Tabro had spent roughly $10 million on both processing plants during the Christmas shutdown period to lift efficiency and performance, ranging from pre-slaughter handling facilities to cold storage infrastructure, and X-ray and fat analysis equipment. Hengyang also installed the latest freezing technology to assure better quality of high-end products. Total investment in the Australian operations, since the original purchase, now amounts to $13 million.

“We consider they are now much better facilities than when we started,” Mr Jiang said.

At the same time, the parent company had made investments in Brazilian Argentinean and Uruguayan processing assets. Expansion was also taking place in the Chinese market, with new boning facilities, processing facilities and value-adding infrastructure.

New focus on higher quality cattle

Part of the company’s revised plans will be on reducing its production emphasis on lower quality manufacturing type beef exported to China, Japan, US and Korea, replacing it with more high-quality grainfed and premium Wagyu beef kills for chilled beef production.

Mr Jiang was an interested onlooker at the 2016 Australian Wagyu Association conference in the Hunter Valley several months ago, and had now established supply relationships with Wagyu producers.

“There is no doubt that there is a growing market in China for high-end Wagyu type beef, which we are not producing at the moment, but which we see opportunity in,” he said. “Many Chinese consumers already have a high awareness and high-appreciation of Wagyu.”

“It’s likely that we would export Wagyu not only to China, but also other export destinations like Japan, Korea, Taiwan and Hong Kong,” he told Beef Central.

The 640-a-day capacity Lance Creek facility already holds an export license for the China market, and the company is working on gaining access for Moe.

Tabro’s earlier exports of conventional beef to China last year were both in boxed meat and quarter beef form, the latter being boned-out in company boning rooms in China. The longer-term strategy is likely to see greater emphasis on quarter beef.

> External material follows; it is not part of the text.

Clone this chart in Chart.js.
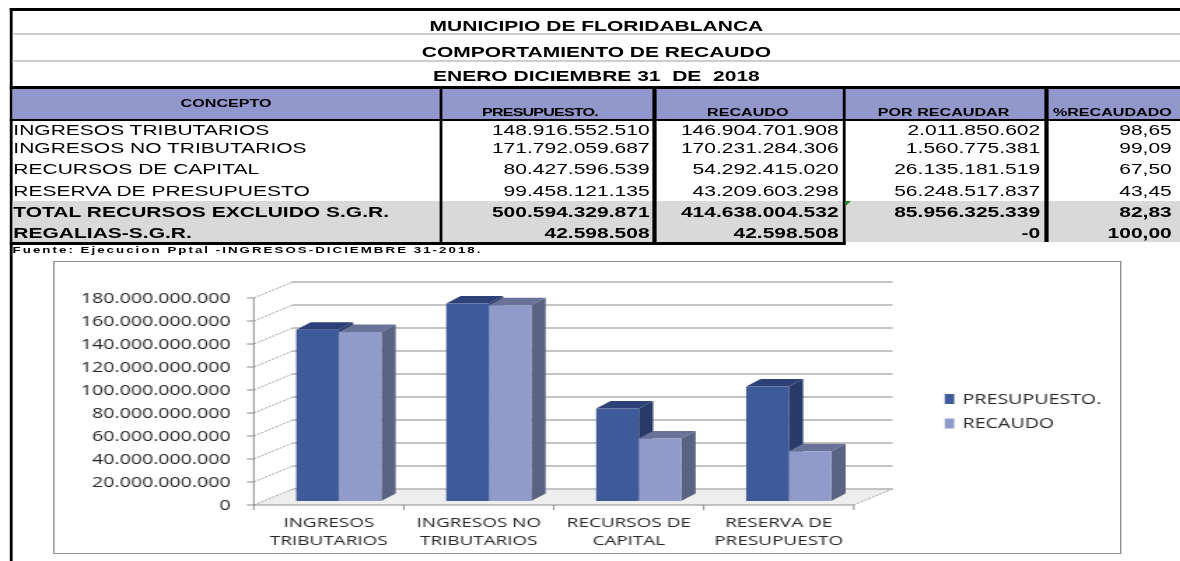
<!DOCTYPE html>
<html>
<head>
<meta charset="utf-8">
<script src="https://cdn.jsdelivr.net/npm/chart.js@4.4.1/dist/chart.umd.min.js"></script>
<style>
html, body { margin: 0; padding: 0; background: #fff; overflow: hidden; }
/* the reference is stretched horizontally, so the whole page is laid out narrow and scaled */
#page { position: absolute; left: 0; top: 0; width: 843px; height: 561px;
        transform: scaleX(1.4); transform-origin: 0 0;
        font-family: Arial, "Liberation Sans", sans-serif; color: #000; }
#page div { position: absolute; }
.bk { background: #000; }
.gr { background: #cdcdcd; }
.title { left: 9px; width: 834px; height: 18px; line-height: 18px; text-align: center;
         font-weight: bold; font-size: 15px; white-space: pre; }
.hd { font-weight: bold; font-size: 11.5px; text-align: center; height: 14px; line-height: 14px; white-space: nowrap; }
.cell { font-size: 15px; white-space: nowrap; }
.num { text-align: right; }
#chartBox { left: 37.5px; top: 261px; width: 761px; height: 291px; border: 1px solid #8f8f8f; }
#chart { display: block; }
</style>
</head>
<body>
<div id="page">
  <div class="bk" style="left:7px;top:8px;width:836px;height:3px"></div>
  <div class="bk" style="left:7px;top:8px;width:2.2px;height:553px"></div>
  <div class="gr" style="left:9px;top:33px;width:834px;height:2px"></div>
  <div class="gr" style="left:9px;top:60px;width:834px;height:2px"></div>
  <div class="title" style="top:17px">MUNICIPIO DE FLORIDABLANCA</div>
  <div class="title" style="top:43px">COMPORTAMIENTO DE RECAUDO</div>
  <div class="title" style="top:67px">ENERO DICIEMBRE 31  DE  2018</div>
  <div class="bk" style="left:7px;top:86px;width:836px;height:3px"></div>
  <div style="left:9px;top:89px;width:834px;height:30px;background:#9196cb"></div>
  <div style="left:9px;top:201px;width:834px;height:41px;background:#d9d9d9"></div>
  <div class="bk" style="left:7px;top:119px;width:836px;height:2px"></div>
  <div class="hd" style="left:9px;width:305px;top:96px">CONCEPTO</div>
  <div class="hd" style="left:316.5px;width:138.4px;top:105px;letter-spacing:-0.6px">PRESUPUESTO.</div>
  <div class="hd" style="left:468.6px;width:131px;top:105px">RECAUDO</div>
  <div class="hd" style="left:604.3px;width:139.4px;top:105px">POR RECAUDAR</div>
  <div class="hd" style="left:748.6px;width:92px;top:105px">%RECAUDADO</div>
  <div id="rows"></div>
  <div class="bk" style="left:314.3px;top:87px;width:2.2px;height:157px"></div>
  <div class="bk" style="left:466.4px;top:87px;width:2.2px;height:157px"></div>
  <div class="bk" style="left:602.1px;top:87px;width:2.2px;height:157px"></div>
  <div class="bk" style="left:746.4px;top:87px;width:2.2px;height:155px"></div>
  <div class="bk" style="left:7px;top:242px;width:597px;height:3px"></div>
  <div style="left:604.3px;top:201px;width:0;height:0;border-top:5px solid #1f8f1f;border-right:4px solid transparent"></div>
  <div style="left:9px;top:244px;height:12px;line-height:12px;font-weight:bold;font-size:9.5px;letter-spacing:1.45px;white-space:nowrap">Fuente: Ejecucion Pptal -INGRESOS-DICIEMBRE 31-2018.</div>
  <div id="chartBox"><canvas id="chart" width="761" height="291" style="width:761px;height:291px"></canvas></div>
</div>
<script>
// chart data
const categories = [
    ['INGRESOS', 'TRIBUTARIOS'],
    ['INGRESOS NO', 'TRIBUTARIOS'],
    ['RECURSOS DE', 'CAPITAL'],
    ['RESERVA DE', 'PRESUPUESTO'],
];
const presupuesto = [148916552510, 171792059687, 80427596539, 99458121135];
const recaudo = [146904701908, 170231284306, 54292415020, 43209603298];
const yMax = 180000000000;
const yStep = 20000000000;

// table data
const concepts = ['INGRESOS TRIBUTARIOS', 'INGRESOS NO TRIBUTARIOS', 'RECURSOS DE CAPITAL',
    'RESERVA DE PRESUPUESTO', 'TOTAL RECURSOS EXCLUIDO S.G.R.', 'REGALIAS-S.G.R.'];
const presupuestoTotals = [500594329871, 42598508];
const recaudoTotals = [414638004532, 42598508];
const porRecaudar = [2011850602, 1560775381, 26135181519, 56248517837, 85956325339, -0];
const pctRecaudado = ['98,65', '99,09', '67,50', '43,45', '82,83', '100,00'];

const fmt = (v) => {
    if (Object.is(v, -0)) return '-0';
    return String(Math.round(v)).replace(/\B(?=(\d{3})+(?!\d))/g, '.');
};

// table layout
const rowTop = [120, 138, 157, 179, 201, 222];
const rowH = [18, 19, 22, 22, 21, 20];
const numCols = [[316.5, 464], [468.6, 599], [604.3, 743], [748.6, 837]];

const rowsEl = document.getElementById('rows');
const presCol = [...presupuesto, ...presupuestoTotals];
const recCol = [...recaudo, ...recaudoTotals];
concepts.forEach((name, i) => {
    const bold = i >= 4 ? 'font-weight:bold;' : '';
    const pos = `top:${rowTop[i]}px;height:${rowH[i]}px;line-height:${rowH[i] + 1}px;`;
    let html = `<div class="cell" style="left:9.5px;${pos}${bold}">${name}</div>`;
    [fmt(presCol[i]), fmt(recCol[i]), fmt(porRecaudar[i]), pctRecaudado[i]].forEach((txt, j) => {
        const [l, r] = numCols[j];
        html += `<div class="cell num" style="left:${l}px;width:${r - l}px;${pos}${bold}">${txt}</div>`;
    });
    rowsEl.insertAdjacentHTML('beforeend', html);
});

// 3D look: walls, floor, bar tops and sides, drawn from the scales and bar elements
const FRONT = { dx: -7.1, dy: 4 };
const BACK = { dx: 20.7, dy: -12 };
const DEPTH = { dx: 10.3, dy: -7.5 };

const threeD = {
    id: 'threeD',
    beforeDatasetsDraw(chart) {
        const { ctx, chartArea: a, scales: { x, y } } = chart;
        const line = (x1, y1, x2, y2) => {
            ctx.beginPath();
            ctx.moveTo(x1, y1);
            ctx.lineTo(x2, y2);
            ctx.stroke();
        };
        const poly = (pts) => {
            ctx.beginPath();
            pts.forEach(([px, py], k) => (k ? ctx.lineTo(px, py) : ctx.moveTo(px, py)));
            ctx.closePath();
            ctx.fill();
        };
        ctx.save();
        const y0 = y.getPixelForValue(0);

        // floor
        ctx.fillStyle = '#eeeeee';
        poly([[a.left + FRONT.dx, y0 + FRONT.dy], [a.right + FRONT.dx, y0 + FRONT.dy],
              [a.right + BACK.dx, y0 + BACK.dy], [a.left + BACK.dx, y0 + BACK.dy]]);

        y.ticks.forEach((t) => {
            const py = y.getPixelForValue(t.value);
            // back wall gridline
            ctx.strokeStyle = '#c4c4c4';
            ctx.lineWidth = 2;
            line(a.left + BACK.dx, py + BACK.dy, a.right + BACK.dx, py + BACK.dy);
            // side wall
            ctx.strokeStyle = '#a0a0a0';
            ctx.lineWidth = 1;
            ctx.setLineDash([2, 1]);
            line(a.left + FRONT.dx, py + FRONT.dy, a.left + BACK.dx, py + BACK.dy);
            ctx.setLineDash([]);
            // tick mark
            ctx.strokeStyle = '#8c8c8c';
            line(a.left + FRONT.dx - 5, py + FRONT.dy, a.left + FRONT.dx, py + FRONT.dy);
        });

        ctx.strokeStyle = '#8c8c8c';
        ctx.lineWidth = 1;
        // front vertical axis
        line(a.left + FRONT.dx, y.getPixelForValue(y.max) + FRONT.dy, a.left + FRONT.dx, y0 + FRONT.dy);
        // floor front edge and category ticks
        line(a.left + FRONT.dx, y0 + FRONT.dy, a.right + FRONT.dx, y0 + FRONT.dy);
        const n = chart.data.labels.length;
        for (let i = 0; i <= n; i++) {
            const px = a.left + (i * (a.right - a.left)) / n + FRONT.dx;
            line(px, y0 + FRONT.dy, px, y0 + FRONT.dy + 5);
        }
        // floor right edge
        ctx.strokeStyle = '#a0a0a0';
        ctx.setLineDash([2, 1]);
        line(a.right + FRONT.dx, y0 + FRONT.dy, a.right + BACK.dx, y0 + BACK.dy);
        ctx.setLineDash([]);

        // tops and sides of the bars, painted before the front faces
        chart.data.datasets.forEach((ds, i) => {
            chart.getDatasetMeta(i).data.forEach((bar) => {
                const { x: cx, y: top, base, width } = bar.getProps(['x', 'y', 'base', 'width'], true);
                const l = cx - width / 2;
                const r = cx + width / 2;
                ctx.fillStyle = ds.topColor;
                poly([[l, top], [r, top], [r + DEPTH.dx, top + DEPTH.dy], [l + DEPTH.dx, top + DEPTH.dy]]);
                ctx.fillStyle = ds.sideColor;
                poly([[r, top], [r + DEPTH.dx, top + DEPTH.dy], [r + DEPTH.dx, base + DEPTH.dy], [r, base]]);
            });
        });
        ctx.restore();
    },
    afterDraw(chart) {
        // legend on the right
        const { ctx } = chart;
        ctx.save();
        ctx.font = '14px "Open Sans", sans-serif';
        ctx.textBaseline = 'middle';
        chart.data.datasets.forEach((ds, i) => {
            const cy = 137 + i * 24.5;
            ctx.fillStyle = ds.backgroundColor;
            ctx.fillRect(635.8, cy - 5, 6.8, 10);
            ctx.fillStyle = '#262626';
            ctx.fillText(ds.label, 648.6, cy + 1);
        });
        ctx.restore();
    },
};

Chart.defaults.font.family = '"Open Sans", sans-serif';
Chart.defaults.font.size = 14;
Chart.defaults.color = '#262626';

new Chart(document.getElementById('chart').getContext('2d'), {
    type: 'bar',
    data: {
        labels: categories,
        datasets: [
            {
                label: 'PRESUPUESTO.',
                data: presupuesto,
                backgroundColor: '#3e5a98',
                topColor: '#2d4178',
                sideColor: '#293a69',
                categoryPercentage: 0.567,
                barPercentage: 1,
                borderWidth: 0,
            },
            {
                label: 'RECAUDO',
                data: recaudo,
                backgroundColor: '#919bc9',
                topColor: '#6a7299',
                sideColor: '#5b6382',
                categoryPercentage: 0.567,
                barPercentage: 1,
                borderWidth: 0,
            },
        ],
    },
    options: {
        responsive: false,
        animation: false,
        layout: { padding: { left: 0, top: 29, right: 183.1, bottom: 0 } },
        plugins: {
            legend: { display: false },
            tooltip: { enabled: false },
        },
        scales: {
            x: {
                grid: { display: false, drawTicks: false },
                border: { display: false },
                ticks: {
                    padding: 13,
                    labelOffset: -7.1,
                    maxRotation: 0,
                    autoSkip: false,
                    font: { size: 13.5, lineHeight: 1.333 },
                },
                afterFit: (scale) => { scale.height = 52; },
            },
            y: {
                min: 0,
                max: yMax,
                grid: { display: false, drawTicks: false },
                border: { display: false },
                ticks: {
                    stepSize: yStep,
                    padding: 23.6,
                    labelOffset: 5,
                    callback: (v) => fmt(v),
                },
                afterFit: (scale) => { scale.width = 149.4; },
            },
        },
    },
    plugins: [threeD],
});
</script>
</body>
</html>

Future in higher quality beef

Earlier, the manager of Hengyang Group’s international business department, Mr Meng, told journalists that the future competitiveness of Australian beef would come more from higher-end products, due to the ‘lack of performance’ of low to middle-end (commodity-type) beef.

“The completion on low to middle range beef products is intense because South America has cheaper priced beef products in this category,” he said.

Hengyang Group’s recently acquired plants in Argentina, Uruguay and Brazil would in future provide the low to middle range beef products, while Australia would concentrate on higher quality products.

He said Hengyang Group had established a network in China with tens of thousands of sales outlets.

Hengyang Group operates 12 plants across China, up to 50,000sq m in size. The company expects China’s current rate of boneless beef consumption – 7.8 million tonnes in 2015 – to increase by at least three percent each year.

Jack Jiang told today’s Melbourne agribusiness gathering that Hengyang Group had focused its investment attention on Australia for a number of reasons:

  • The earlier food safety incidents in China, creating demand for products from ‘clean-green’ sources.
  • A shrinking cattle population in China, and growing beef demand
  • Price differences between imported and domestically-produced Chinese beef
  • Australia’s strong international image as a source of safe, wholesome food products.

The company chairman had paid a visit to Australia in 2013, and a deal was struck with the Brorson family for the purchase of the Tabro business, completed in May 2014.